Setting off from the pier, you will head in a northerly direction, traveling past Orient and Eastern beaches en route to the luxurious, big five game reserve of Inkwenkwezi. Upon arriving, welcome by traditional Xhosa dancers and singers, set the tone for a wonderful day in the bush.
With its five different vegetation biomes, the diverse landscape here provides ideal natural habitats for a variety of animals. To enhance the experience, you'll ride along in an open-top 4X4 vehicle designed specifically for viewing game. Approximately two and a half hours in the bush provide plenty of opportunities to observe the abundant wildlife.

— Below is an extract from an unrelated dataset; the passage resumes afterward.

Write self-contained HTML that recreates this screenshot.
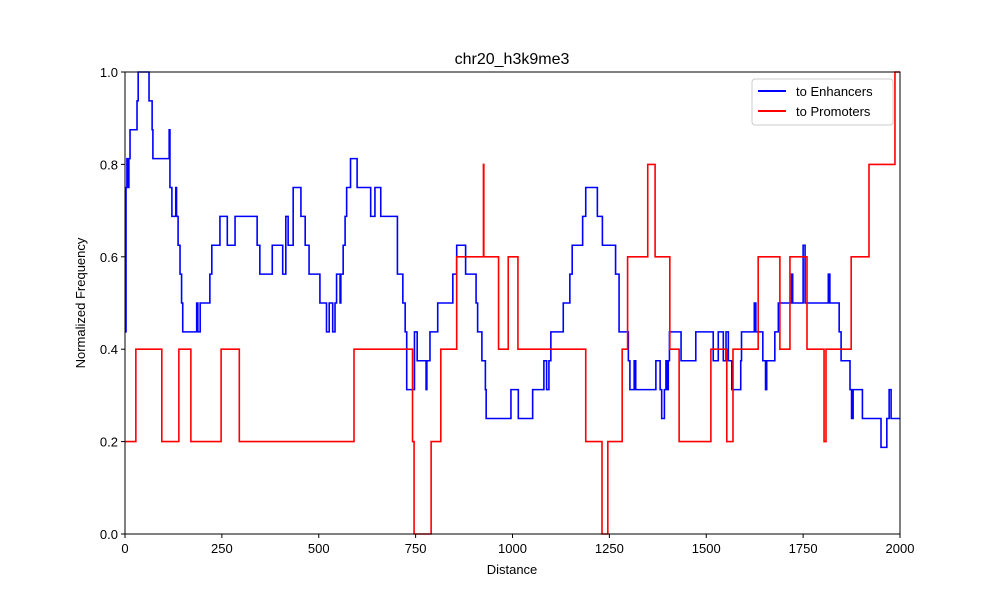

You might see a pride of lions lazing in the shade, zebra peacefully grazing, primitive-looking rhinoceroses wallowing in mud holes, and giraffe stretching their necks to nibble the treetops. Almost every imaginable African creature makes its home in the Inkwenkwezi Game Reserve, from rare Stanley's Bustards to graceful impala to massive African elephants. There are few experiences more memorable than driving through this expansive reserve, watching animals that in most instances are oblivious to your presence.
After what will surely be an unforgettable day, you will re-join your coach and transfer back to the ship.
Please note: This tour includes a minimal amount of walking; however there are some uneven and natural surfaces at the Game Reserve. The tour is not considered suitable for wheelchair guests and those with those with mobility concerns are cautioned to evaluate their personal level of stamina and ability and must be able to make their own way into and out of the 4X4 vehicle. Comfortable, weather appropriate clothing; a light jacket or sweater; a hat; sunglasses; binoculars; sunscreen and flat, comfortable walking shoes are suggested. Permission must be obtained prior to taking pictures of those other than your host or guides and it is requested that guests do not give children sweets or money. If you should wish to make a donation or give a gift, please consult with your guide first. Minimum age to participate is 6 years old.
Experience the thrill of a morning game drive with an experienced ranger on this limited capacity tour.
From the pier, you'll enjoy a scenic 45-minute drive to the Mpongo Private Game Reserve, located only 22 miles from the city of East London. Upon arrival, you will be welcomed with a refreshing beverage before setting off in your open-air vehicle for a one of-a-kind game viewing adventure.
Home to elephants, lions, rhinos, buffalo, hippos, giraffes, numerous antelope and many bird species, Mpongo Private Game Reserve offers a unique blend of luxury and gaming experiences on over 8600 acres of conservation land. This magnificent reserve in the heart of the Eastern Cape boasts rolling hills, river valleys and luscious surroundings that cater to the heart of even the keenest eco-tourist.
Please note: This tour includes limited walking, but approximately 90-minutes of coach travel and up to 2-hours in an open-air 4X4 safari vehicle. The tour is available to wheelchair guests who have a collapsible wheelchair, can make their own way into and out of the vehicles with limited assistance, and have an able-bodied companion to help them. Those with mobility concerns are cautioned to carefully evaluate their personal level of stamina and ability. Weather appropriate clothing; sun hat; sunglasses; sunscreen; and flat, comfortable walking shoes.